Background: Building a strong client deposit franchise is an important strategic objective for African Bank, as it stabilises the bank away from the old funding model of 100% wholesale funding, improves non-interest revenue (NIR) through transactional activity and potentially boosts net interest margins (NIMs) if retail transactional accounts, which attract lazy deposits, can grow faster than other types of deposits. Retail deposits are currently as much as 53% of the total deposit base and have strongly improved the cost of funding since FY21 (from 1.3x the prime interest rate to 0.7x in 1H25). 

Deposit pricing: Supported by acquisitive growth, the latest BA900 data to June 2025 shows that African Bank has the highest annual growth in deposits across all the banks (including other challenger banks). For organic growth, we note that African Bank is paying up more than its peers for long-term retail fixed deposits, and that its interest expense as a percentage of deposits is the highest of the peer group (which could narrow over time with the benefit of a Deposit Insurance Scheme). However, with high retail NIMs, and a higher risk-adjusted group NIM than the Big Four banks, we are comfortable that while it is paying up for building a deposit franchise, it is not at a level that is putting undue pressure on overall profitability.  

Deposit growth: We believe our forecasts for deposit growth to FY27e are realistic, and if anything, still have some upside risk. We forecast that the loan-to-deposit ratio (LDR) will remain the same through the forecast period, but management is hoping to drive it down from 1.3x with stronger deposit growth (the banking sector average is 0.9x). The effectiveness of African Bank’s retail deposit growth strategy will depend in part on the attractiveness of its retail transactional account (MyWORLD), its new transactional account for small businesses, and the reach that it generates into potential retail customer bases through its partnership strategy. We caution that Lesaka’s recent acquisition of Bank Zero is likely to curtail some of the growth in Alliance Banking.

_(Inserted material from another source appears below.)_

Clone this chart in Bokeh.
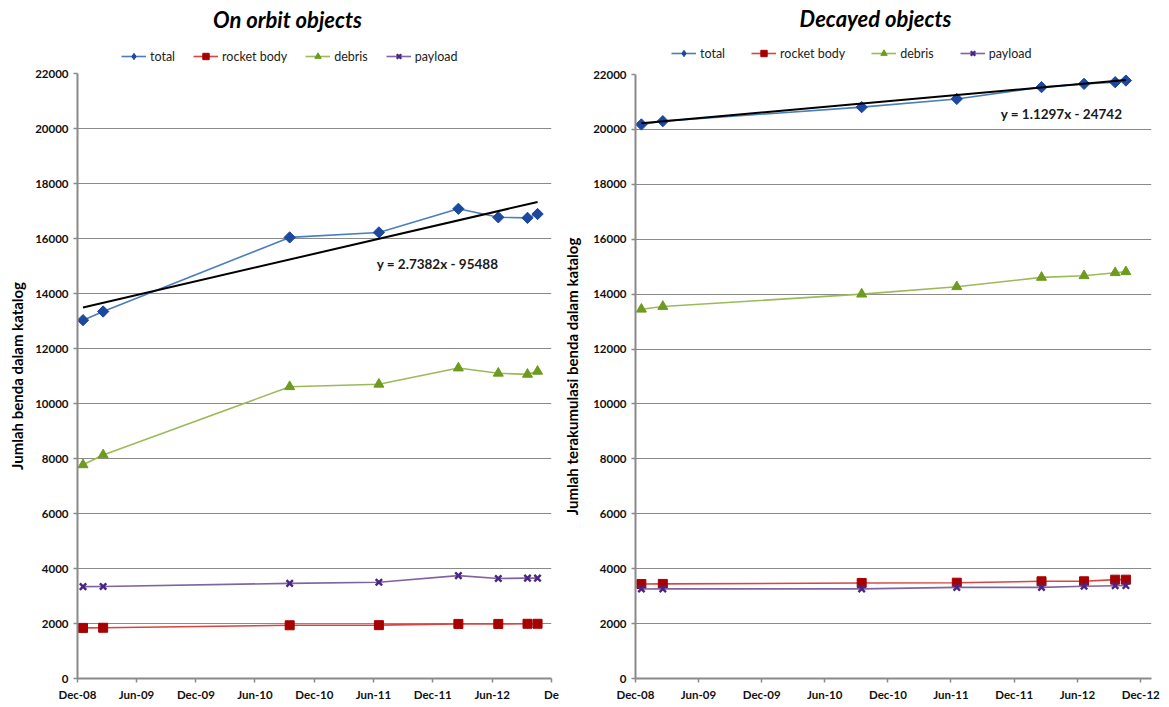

Conclusion: Of all the strategies that African Bank has highlighted in its path to an initial public offering (IPO), we feel that the achievement of a healthy retail deposit franchise is one of the most important, and will need to be closely monitored. We have not changed our FY25e forecasts in this report, and believe that we have been fairly conservative in our deposit growth forecast. We maintain our FVVR range of R11bn-R17bn.